Sensor Sense: CMOS image sensors
CMOS (complimentary metal-oxide semiconductor) imaging technologies arrived on the scene about the same time as CCD (charge-coupled device) imagers.
However, it has been only within the last decade that
CMOS imaging has started to rival that of CCD. Both are widely used in
machine vision, but users still debate which technology is best.
Each technology tends to satisfy basic needs for the majority of
machine-vision applications. CCDs create higher image quality, produce
better signal-to-noise ratios, and possess greater reproduction
repeatability. On the
other hand, CMOS imagers
usually cost less,
consume less power,
and make for smaller
systems.
While CCD imagers
work by photon capture
(see last month’s
Sensor Sense), CMOS
imagers typically use
a photosensitive diode
or transistor that
changes conductivity
when struck by light. Each lightsensing
element, or photosite,
needs a corresponding electronic
control circuit to read
the amount of light striking it.
The circuit usually contains a
charge-to-voltage converter,
a sample-hold system, noise-correction
circuits, and multiplexers to synchronize and sequence the
photosite output with all of the other photosites on the imager.

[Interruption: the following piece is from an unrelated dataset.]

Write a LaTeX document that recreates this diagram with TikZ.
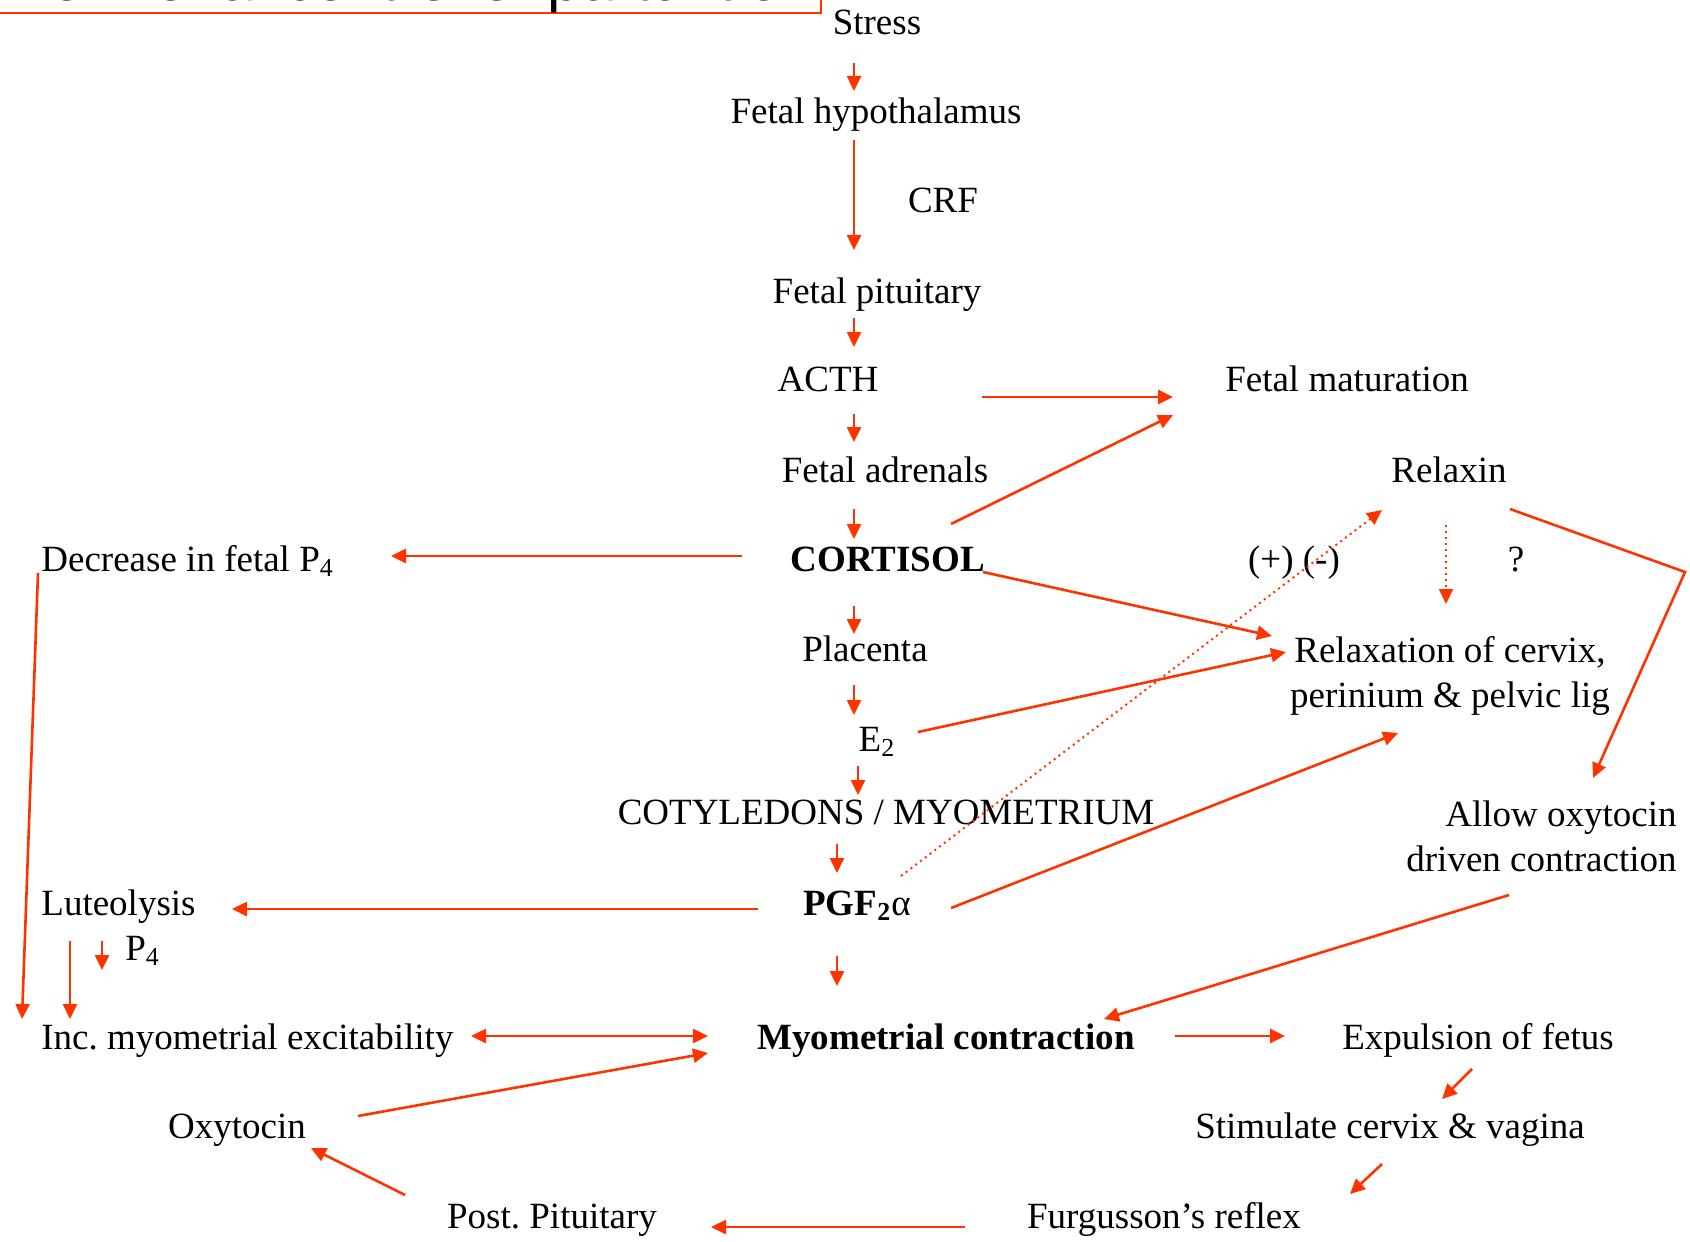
\documentclass[tikz,border=0pt]{standalone}
\usepackage{fontspec}
\setmainfont{Liberation Serif}
\newfontfamily\titlefont{Liberation Sans}
\usetikzlibrary{arrows.meta}
\definecolor{arrowred}{RGB}{255,51,0}

\begin{document}
\begin{tikzpicture}
  [
    x=0.5pt, y=-0.5pt,
    lbl/.style={inner sep=0pt, text height=13pt, text depth=3.7pt, font=\fontsize{18.5}{22.5}\selectfont\frenchspacing},
    twoline/.style={inner sep=0pt, align=center, font=\fontsize{18.5}{22.5}\selectfont\frenchspacing},
    arr/.style={draw=arrowred, line width=1.3pt, -{Triangle[length=7.5pt,width=7pt]}},
    dotarr/.style={arr, line width=1pt, dotted},
  ]
  \useasboundingbox (0,0) rectangle (1690,1241);
  \clip (0,0) rectangle (1690,1241);

  % title box, cut off by the page
  \draw[arrowred, line width=1pt] (-20,-100) rectangle (821,13);
  \node[anchor=base east, inner sep=0pt, font=\titlefont\fontsize{30}{36}\selectfont] (title) at (815,0.5) {Hormonal control of parturition};

  % fetal axis
  \node[lbl] (stress) at (877,25) {Stress};
  \node[lbl] (hypo) at (876,114) {Fetal hypothalamus};
  \node[lbl] (crf) at (943,203) {CRF};
  \node[lbl] (pit) at (877,294) {Fetal pituitary};
  \node[lbl] (acth) at (828,382) {ACTH};
  \node[lbl] (fetmat) at (1347,382) {Fetal maturation};
  \node[lbl] (adren) at (885,473) {Fetal adrenals};
  \node[lbl] (relaxin) at (1449,473) {Relaxin};
  \node[lbl, anchor=west] (decp4) at (41,562) {Decrease in fetal P\textsubscript{4}};
  \node[lbl] (cortisol) at (888,562) {\textbf{CORTISOL}};
  \node[lbl] (sign) at (1294,562) {(+) (-)};
  \node[lbl] (query) at (1516,562) {?};
  \node[lbl] (placenta) at (865,652) {Placenta};
  \node[twoline, anchor=north] (relax) at (1450,636) {Relaxation of cervix,\\perinium \& pelvic lig};
  \node[lbl] (e2) at (877,742) {E\textsubscript{2}};
  \node[lbl] (coty) at (886,815) {COTYLEDONS / MYOMETRIUM};
  \node[twoline, align=right, anchor=north east] (allow) at (1677,800) {Allow oxytocin\\driven contraction};
  \node[lbl, anchor=west] (lut) at (41,906) {Luteolysis};
  \node[lbl] (pgf) at (857,906) {\textbf{PGF\textsubscript{2}}α};
  \node[lbl, anchor=west] (p4) at (125,951) {P\textsubscript{4}};

  % labour
  \node[lbl, anchor=west] (incexc) at (41,1040) {Inc. myometrial excitability};
  \node[lbl] (myo) at (946,1040) {\textbf{Myometrial contraction}};
  \node[lbl] (expul) at (1478,1040) {Expulsion of fetus};
  \node[lbl] (oxy) at (237,1129) {Oxytocin};
  \node[lbl] (stim) at (1390,1129) {Stimulate cervix \& vagina};
  \node[lbl] (postpit) at (552,1219) {Post. Pituitary};
  \node[lbl] (furg) at (1164,1219) {Furgusson’s reflex};

  \draw[arr] ([shift={(-23,38)}]stress.center) -- ([shift={(-22,-23)}]hypo.center);
  \draw[arr] ([shift={(-22,26)}]hypo.center) -- ([shift={(-23,-44)}]pit.center);
  \draw[arr] ([shift={(-23,24)}]pit.center) -- ([shift={(26,-35)}]acth.center);
  \draw[arr] ([shift={(154,15)}]acth.center) -- ([shift={(-174,15)}]fetmat.center);
  \draw[arr] ([shift={(26,32)}]acth.center) -- ([shift={(-31,-31)}]adren.center);
  \draw[arr] ([shift={(-31,36)}]adren.center) -- ([shift={(-34,-23)}]cortisol.center);
  \draw[arr] ([shift={(63,-38)}]cortisol.center) -- ([shift={(-174,33)}]fetmat.center);
  \draw[arr] ([shift={(-146,-6)}]cortisol.center) -- ([shift={(350,-6)}]decp4.west);
  \draw[arr] ([shift={(95,10)}]cortisol.center) -- ([shift={(-178,0)}]relax.north);
  \draw[arr] ([shift={(-34,44)}]cortisol.center) -- ([shift={(-11,-18)}]placenta.center);
  \draw[arr] ([shift={(-11,33)}]placenta.center) -- ([shift={(-23,-27)}]e2.center);
  \draw[arr] ([shift={(41,-10)}]e2.center) -- ([shift={(-164,16)}]relax.north);
  \draw[arr] ([shift={(-19,24)}]e2.center) -- ([shift={(-28,-20)}]coty.center);
  \draw[arr] ([shift={(-49,29)}]coty.center) -- ([shift={(-20,-33)}]pgf.center);
  \draw[dotarr] ([shift={(44,-30)}]pgf.center) -- ([shift={(-67,37)}]relaxin.center);
  \draw[arr] ([shift={(94,2)}]pgf.center) -- ([shift={(-52,97)}]relax.north);
  \draw[arr] ([shift={(-99,3)}]pgf.center) -- ([shift={(191,3)}]lut.west);
  \draw[arr] ([shift={(-20,50)}]pgf.center) -- ([shift={(-109,-54)}]myo.center);
  \draw[dotarr] ([shift={(-3,52)}]relaxin.center) -- ([shift={(-4,-32)}]relax.north);
  \draw[arr] ([shift={(61,36)}]relaxin.center) -- ([shift={(236,99)}]relaxin.center) -- ([shift={(-84,-22)}]allow.north east);
  \draw[arr] ([shift={(-168,95)}]allow.north east) -- ([shift={(158,-21)}]myo.center);
  \draw[arr] ([shift={(-3,11)}]decp4.west) -- ([shift={(-19,-21)}]incexc.west);
  \draw[arr] ([shift={(29,35)}]lut.west) -- ([shift={(29,-21)}]incexc.west);
  \draw[arr] ([shift={(61,35)}]lut.west) -- ([shift={(-23,19)}]p4.west);
  \draw[arr, {Triangle[length=7.5pt,width=7pt]}-{Triangle[length=7.5pt,width=7pt]}] ([shift={(430,-4)}]incexc.west) -- ([shift={(-238,-4)}]myo.center);
  \draw[arr] ([shift={(121,-13)}]oxy.center) -- ([shift={(-238,13)}]myo.center);
  \draw[arr] ([shift={(229,-4)}]myo.center) -- ([shift={(-193,-4)}]expul.center);
  \draw[arr] ([shift={(-6,29)}]expul.center) -- ([shift={(52,-30)}]stim.center);
  \draw[arr] ([shift={(-8,35)}]stim.center) -- ([shift={(186,-25)}]furg.center);
  \draw[arr] ([shift={(-199,8)}]furg.center) -- ([shift={(159,8)}]postpit.center);
  \draw[arr] ([shift={(-147,-24)}]postpit.center) -- ([shift={(74,19)}]oxy.center);

\end{tikzpicture}
\end{document}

With all their control circuitry residing on the same silicon wafer,
CMOS imagers typically do not need the kind of external electronics
that supports CCD imagers. However, CMOS control circuitry is complex.
Compared to a comparable CCD chip, the CMOS device has less
area available for light capture. Often its light-sensitive area is less
than 25% of the imager’s total surface area. This is one reason CMOS
may not be the first choice where low light levels predominate. The
photon-capture ability of CCDs performs an integration role to deliver
a more-robust image with low light levels.
Some CMOS imagers have a collection of tiny lenses, called a microlenticular
array, that covers the entire surface. The array focuses
light gathered over larger areas onto the sensitive photosites to boost
capture area and improve light sensitivity.
Finally, CMOS may not be the best way to see supersmall features.
CCDs work better where the geometries of the feature under inspection
need subpixel (typically less than 7-μm) accuracy.